● **Task prompt**: Which lines in the records below contain the word "Output"? Copy each of them.

● **Given records**:

▽

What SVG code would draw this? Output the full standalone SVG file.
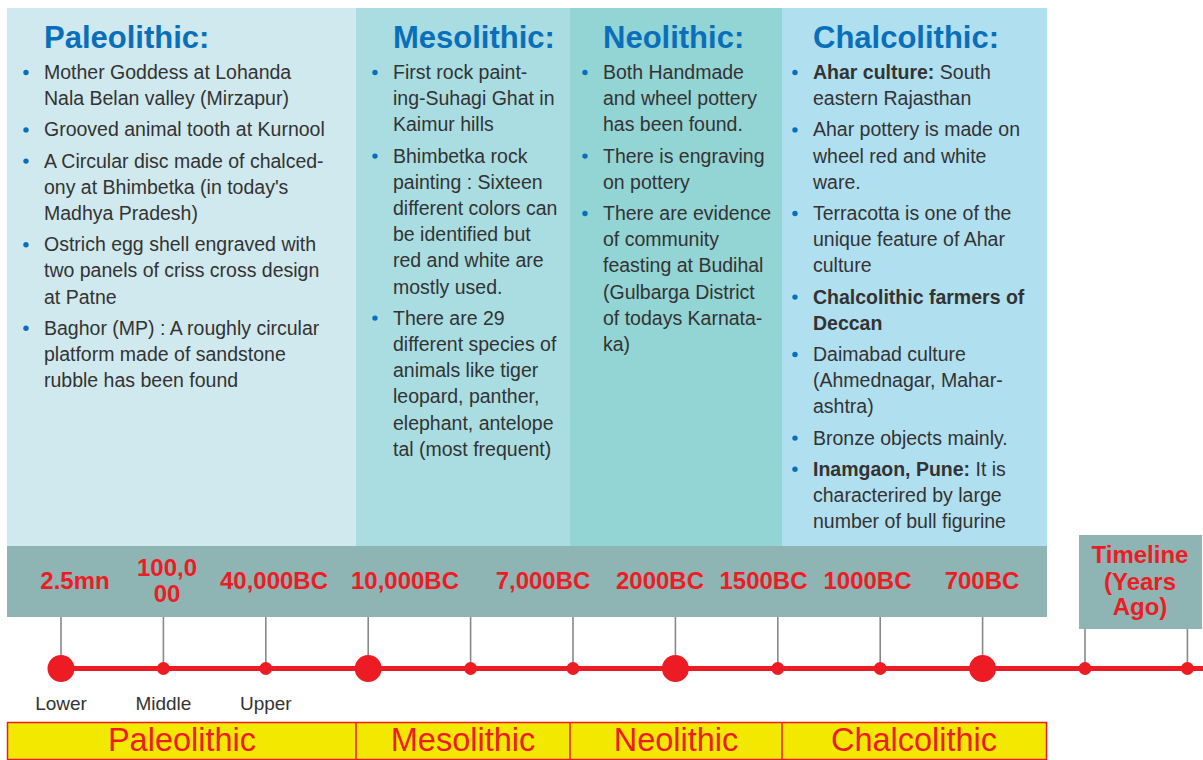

△
▽

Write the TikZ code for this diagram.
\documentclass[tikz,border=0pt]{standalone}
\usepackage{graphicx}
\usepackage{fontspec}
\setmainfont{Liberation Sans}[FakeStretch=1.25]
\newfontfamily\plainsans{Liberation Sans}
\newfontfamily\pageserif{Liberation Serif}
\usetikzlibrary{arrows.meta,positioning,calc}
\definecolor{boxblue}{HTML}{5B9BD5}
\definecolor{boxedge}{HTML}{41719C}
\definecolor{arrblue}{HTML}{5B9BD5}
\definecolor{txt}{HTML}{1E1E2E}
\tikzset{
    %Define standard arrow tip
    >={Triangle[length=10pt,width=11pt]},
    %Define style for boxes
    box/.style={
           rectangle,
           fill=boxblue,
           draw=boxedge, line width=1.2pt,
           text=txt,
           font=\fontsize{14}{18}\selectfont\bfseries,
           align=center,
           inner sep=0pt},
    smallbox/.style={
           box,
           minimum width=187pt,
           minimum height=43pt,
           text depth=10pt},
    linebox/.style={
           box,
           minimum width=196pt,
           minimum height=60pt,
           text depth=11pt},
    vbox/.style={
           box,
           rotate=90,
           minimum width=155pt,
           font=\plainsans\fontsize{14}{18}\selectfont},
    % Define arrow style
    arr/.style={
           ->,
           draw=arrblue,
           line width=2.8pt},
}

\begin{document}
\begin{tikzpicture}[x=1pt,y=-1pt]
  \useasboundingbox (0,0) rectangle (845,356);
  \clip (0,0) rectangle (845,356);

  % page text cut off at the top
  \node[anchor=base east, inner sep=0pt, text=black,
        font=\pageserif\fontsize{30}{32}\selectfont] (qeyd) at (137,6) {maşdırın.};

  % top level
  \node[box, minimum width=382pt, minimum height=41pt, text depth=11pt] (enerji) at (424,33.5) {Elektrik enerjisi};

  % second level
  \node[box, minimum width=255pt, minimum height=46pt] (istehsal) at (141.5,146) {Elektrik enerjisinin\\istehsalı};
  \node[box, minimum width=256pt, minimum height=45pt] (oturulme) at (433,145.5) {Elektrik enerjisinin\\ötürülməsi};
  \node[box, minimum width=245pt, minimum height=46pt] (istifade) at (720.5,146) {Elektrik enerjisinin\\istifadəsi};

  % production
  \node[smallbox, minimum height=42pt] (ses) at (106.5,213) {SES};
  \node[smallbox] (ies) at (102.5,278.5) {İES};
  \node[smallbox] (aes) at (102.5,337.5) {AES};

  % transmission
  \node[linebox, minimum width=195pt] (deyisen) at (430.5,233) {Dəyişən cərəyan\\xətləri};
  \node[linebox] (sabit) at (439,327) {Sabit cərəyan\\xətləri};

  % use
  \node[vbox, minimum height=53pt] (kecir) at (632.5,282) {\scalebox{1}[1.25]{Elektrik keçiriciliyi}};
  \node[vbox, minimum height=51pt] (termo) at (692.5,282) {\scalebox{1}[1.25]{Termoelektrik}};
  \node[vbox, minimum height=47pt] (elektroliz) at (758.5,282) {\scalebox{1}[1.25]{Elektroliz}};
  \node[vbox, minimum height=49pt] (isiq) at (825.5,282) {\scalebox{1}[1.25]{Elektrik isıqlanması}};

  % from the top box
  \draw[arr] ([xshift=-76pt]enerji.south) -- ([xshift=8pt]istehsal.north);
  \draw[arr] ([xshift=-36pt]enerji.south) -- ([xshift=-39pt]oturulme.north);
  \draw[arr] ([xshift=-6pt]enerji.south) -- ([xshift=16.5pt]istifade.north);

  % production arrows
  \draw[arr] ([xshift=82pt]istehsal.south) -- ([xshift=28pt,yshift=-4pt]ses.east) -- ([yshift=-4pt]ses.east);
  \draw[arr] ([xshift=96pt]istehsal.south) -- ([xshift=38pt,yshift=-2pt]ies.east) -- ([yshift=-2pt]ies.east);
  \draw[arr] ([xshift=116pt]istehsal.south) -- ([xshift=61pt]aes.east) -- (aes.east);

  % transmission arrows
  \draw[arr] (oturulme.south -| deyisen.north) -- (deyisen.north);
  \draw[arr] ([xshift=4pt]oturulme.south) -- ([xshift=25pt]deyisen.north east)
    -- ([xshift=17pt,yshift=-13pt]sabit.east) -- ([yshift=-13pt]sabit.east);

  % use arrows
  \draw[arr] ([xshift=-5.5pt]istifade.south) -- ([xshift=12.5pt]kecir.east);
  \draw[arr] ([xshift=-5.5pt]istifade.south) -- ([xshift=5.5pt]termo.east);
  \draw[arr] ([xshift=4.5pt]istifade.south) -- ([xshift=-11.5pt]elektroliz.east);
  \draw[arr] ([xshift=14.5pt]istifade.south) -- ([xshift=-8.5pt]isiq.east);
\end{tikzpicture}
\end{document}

△
▽

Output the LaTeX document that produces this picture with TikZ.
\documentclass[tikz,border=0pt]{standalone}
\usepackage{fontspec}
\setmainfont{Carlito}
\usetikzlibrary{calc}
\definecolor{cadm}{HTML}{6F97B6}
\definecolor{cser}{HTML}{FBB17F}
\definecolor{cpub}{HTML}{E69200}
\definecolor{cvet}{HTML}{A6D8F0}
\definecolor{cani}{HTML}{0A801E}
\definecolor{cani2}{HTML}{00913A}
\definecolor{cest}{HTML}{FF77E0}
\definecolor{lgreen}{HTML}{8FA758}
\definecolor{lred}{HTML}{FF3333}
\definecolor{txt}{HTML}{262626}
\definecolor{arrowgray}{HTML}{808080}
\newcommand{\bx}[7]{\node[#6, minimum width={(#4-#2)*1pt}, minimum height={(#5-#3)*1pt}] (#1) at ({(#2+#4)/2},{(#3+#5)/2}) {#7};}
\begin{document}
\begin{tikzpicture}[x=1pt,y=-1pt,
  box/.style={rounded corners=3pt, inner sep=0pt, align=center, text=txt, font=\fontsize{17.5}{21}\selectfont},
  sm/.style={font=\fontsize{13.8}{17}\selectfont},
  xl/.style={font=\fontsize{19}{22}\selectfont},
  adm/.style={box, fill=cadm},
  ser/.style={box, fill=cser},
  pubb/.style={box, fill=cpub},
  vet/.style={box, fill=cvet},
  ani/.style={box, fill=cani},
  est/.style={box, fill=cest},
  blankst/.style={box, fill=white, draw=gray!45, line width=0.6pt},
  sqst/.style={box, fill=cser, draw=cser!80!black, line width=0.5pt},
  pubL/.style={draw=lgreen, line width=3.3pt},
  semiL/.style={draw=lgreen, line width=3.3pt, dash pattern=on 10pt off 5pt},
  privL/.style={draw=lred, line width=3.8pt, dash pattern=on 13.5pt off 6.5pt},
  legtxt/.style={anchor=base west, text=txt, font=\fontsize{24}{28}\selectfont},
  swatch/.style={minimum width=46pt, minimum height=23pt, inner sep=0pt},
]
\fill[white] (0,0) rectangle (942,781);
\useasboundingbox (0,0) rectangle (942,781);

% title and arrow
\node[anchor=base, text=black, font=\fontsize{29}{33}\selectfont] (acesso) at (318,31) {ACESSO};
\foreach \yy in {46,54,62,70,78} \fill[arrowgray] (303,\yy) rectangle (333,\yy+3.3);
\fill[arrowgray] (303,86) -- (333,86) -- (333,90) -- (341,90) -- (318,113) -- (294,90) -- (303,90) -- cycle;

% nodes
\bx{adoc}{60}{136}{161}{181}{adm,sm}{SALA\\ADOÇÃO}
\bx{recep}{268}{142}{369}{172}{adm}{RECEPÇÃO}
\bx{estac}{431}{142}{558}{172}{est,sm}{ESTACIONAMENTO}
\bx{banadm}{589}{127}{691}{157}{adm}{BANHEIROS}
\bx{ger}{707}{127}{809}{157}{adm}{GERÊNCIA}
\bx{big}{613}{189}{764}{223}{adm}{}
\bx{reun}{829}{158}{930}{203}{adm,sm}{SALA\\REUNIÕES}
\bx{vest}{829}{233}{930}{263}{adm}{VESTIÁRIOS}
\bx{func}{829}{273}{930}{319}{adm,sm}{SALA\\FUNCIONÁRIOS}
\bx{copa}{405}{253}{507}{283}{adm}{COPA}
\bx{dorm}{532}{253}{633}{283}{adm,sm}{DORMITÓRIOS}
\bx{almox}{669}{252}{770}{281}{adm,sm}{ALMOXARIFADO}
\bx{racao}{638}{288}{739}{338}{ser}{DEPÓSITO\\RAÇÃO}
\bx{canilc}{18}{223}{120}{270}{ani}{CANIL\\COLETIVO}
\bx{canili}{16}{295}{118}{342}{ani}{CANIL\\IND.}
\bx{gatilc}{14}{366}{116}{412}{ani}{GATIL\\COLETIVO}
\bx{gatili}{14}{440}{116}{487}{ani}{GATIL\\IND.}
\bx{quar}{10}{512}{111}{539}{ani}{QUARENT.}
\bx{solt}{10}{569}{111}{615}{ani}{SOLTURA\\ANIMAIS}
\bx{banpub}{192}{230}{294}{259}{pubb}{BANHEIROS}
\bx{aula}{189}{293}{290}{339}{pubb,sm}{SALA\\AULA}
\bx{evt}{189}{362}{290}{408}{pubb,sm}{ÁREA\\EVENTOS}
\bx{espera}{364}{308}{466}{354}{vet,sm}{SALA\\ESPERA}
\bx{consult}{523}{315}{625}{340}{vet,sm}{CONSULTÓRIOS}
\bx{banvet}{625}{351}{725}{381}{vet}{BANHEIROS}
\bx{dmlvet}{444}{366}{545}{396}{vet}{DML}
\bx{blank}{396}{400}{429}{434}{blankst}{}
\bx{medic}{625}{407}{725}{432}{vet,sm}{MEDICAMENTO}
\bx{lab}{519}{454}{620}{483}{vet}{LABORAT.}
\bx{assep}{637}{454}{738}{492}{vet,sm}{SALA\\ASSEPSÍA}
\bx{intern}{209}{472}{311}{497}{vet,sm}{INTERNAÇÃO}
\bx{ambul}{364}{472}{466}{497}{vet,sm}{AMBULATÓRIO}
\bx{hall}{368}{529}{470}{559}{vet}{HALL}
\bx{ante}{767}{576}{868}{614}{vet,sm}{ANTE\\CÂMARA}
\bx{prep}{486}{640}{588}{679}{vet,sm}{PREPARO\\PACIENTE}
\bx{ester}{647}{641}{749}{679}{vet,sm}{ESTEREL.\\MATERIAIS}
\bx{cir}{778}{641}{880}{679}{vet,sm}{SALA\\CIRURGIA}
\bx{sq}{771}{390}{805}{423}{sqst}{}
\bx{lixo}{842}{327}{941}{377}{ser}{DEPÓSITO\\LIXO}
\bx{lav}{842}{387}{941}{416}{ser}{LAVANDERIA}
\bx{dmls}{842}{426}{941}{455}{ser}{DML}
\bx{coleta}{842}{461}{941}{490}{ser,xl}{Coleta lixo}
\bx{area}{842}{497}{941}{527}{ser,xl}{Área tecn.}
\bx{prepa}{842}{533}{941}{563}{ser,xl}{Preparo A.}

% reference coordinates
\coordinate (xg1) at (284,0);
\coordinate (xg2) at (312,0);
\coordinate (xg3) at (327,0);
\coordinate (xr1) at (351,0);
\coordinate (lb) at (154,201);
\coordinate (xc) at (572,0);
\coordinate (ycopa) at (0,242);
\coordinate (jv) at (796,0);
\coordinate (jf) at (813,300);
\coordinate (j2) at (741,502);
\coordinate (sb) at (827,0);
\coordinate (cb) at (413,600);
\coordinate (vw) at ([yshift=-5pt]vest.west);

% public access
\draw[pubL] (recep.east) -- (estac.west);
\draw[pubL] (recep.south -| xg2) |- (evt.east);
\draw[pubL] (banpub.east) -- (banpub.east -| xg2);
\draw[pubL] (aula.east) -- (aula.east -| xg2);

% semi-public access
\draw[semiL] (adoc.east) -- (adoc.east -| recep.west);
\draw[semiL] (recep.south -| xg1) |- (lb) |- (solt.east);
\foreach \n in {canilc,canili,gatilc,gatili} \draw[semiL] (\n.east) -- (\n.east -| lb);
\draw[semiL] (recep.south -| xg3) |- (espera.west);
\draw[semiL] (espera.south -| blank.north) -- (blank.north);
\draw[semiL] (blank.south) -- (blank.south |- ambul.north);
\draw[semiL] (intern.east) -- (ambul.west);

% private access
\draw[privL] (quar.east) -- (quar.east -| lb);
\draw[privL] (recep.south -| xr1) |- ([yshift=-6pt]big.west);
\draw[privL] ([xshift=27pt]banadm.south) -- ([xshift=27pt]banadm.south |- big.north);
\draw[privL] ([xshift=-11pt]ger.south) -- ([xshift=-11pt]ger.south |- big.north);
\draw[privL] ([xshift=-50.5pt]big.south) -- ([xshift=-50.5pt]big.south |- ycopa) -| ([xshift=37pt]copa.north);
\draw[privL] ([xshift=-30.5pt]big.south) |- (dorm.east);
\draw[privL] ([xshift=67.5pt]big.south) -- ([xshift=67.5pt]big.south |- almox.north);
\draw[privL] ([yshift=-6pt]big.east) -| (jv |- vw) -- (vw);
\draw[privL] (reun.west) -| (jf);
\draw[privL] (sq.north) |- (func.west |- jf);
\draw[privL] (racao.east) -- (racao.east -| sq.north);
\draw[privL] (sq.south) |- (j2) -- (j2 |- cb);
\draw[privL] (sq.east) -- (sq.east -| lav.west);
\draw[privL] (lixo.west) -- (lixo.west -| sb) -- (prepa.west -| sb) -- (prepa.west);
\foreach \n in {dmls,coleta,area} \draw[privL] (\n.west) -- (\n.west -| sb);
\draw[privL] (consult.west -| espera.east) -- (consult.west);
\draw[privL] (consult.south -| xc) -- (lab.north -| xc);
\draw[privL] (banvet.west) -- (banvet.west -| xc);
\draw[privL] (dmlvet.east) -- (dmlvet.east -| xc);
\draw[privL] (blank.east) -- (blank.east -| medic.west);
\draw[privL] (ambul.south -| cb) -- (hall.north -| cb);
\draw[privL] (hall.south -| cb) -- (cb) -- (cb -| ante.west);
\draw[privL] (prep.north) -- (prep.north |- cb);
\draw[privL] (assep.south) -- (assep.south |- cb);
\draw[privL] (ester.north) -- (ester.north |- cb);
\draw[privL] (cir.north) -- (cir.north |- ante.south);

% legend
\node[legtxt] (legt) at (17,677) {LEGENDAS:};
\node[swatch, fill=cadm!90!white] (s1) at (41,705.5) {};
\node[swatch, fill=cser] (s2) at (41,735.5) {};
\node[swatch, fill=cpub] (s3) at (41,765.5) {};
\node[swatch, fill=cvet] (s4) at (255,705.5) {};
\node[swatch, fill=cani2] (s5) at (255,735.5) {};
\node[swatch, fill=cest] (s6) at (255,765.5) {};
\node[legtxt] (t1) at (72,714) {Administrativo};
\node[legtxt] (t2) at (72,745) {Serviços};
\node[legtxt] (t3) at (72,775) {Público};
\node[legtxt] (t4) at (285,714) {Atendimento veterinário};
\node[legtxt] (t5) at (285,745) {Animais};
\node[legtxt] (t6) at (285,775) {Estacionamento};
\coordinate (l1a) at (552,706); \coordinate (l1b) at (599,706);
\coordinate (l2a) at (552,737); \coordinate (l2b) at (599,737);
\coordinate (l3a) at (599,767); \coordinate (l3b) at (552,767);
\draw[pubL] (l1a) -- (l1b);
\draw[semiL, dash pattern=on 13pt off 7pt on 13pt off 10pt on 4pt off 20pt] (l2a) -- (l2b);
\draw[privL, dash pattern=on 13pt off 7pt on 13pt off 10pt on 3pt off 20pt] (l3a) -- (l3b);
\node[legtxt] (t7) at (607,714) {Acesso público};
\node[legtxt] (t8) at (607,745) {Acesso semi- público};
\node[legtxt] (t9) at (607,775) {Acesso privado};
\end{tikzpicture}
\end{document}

△

● **Response to this task**:
What SVG code would draw this? Output the full standalone SVG file.
Output the LaTeX document that produces this picture with TikZ.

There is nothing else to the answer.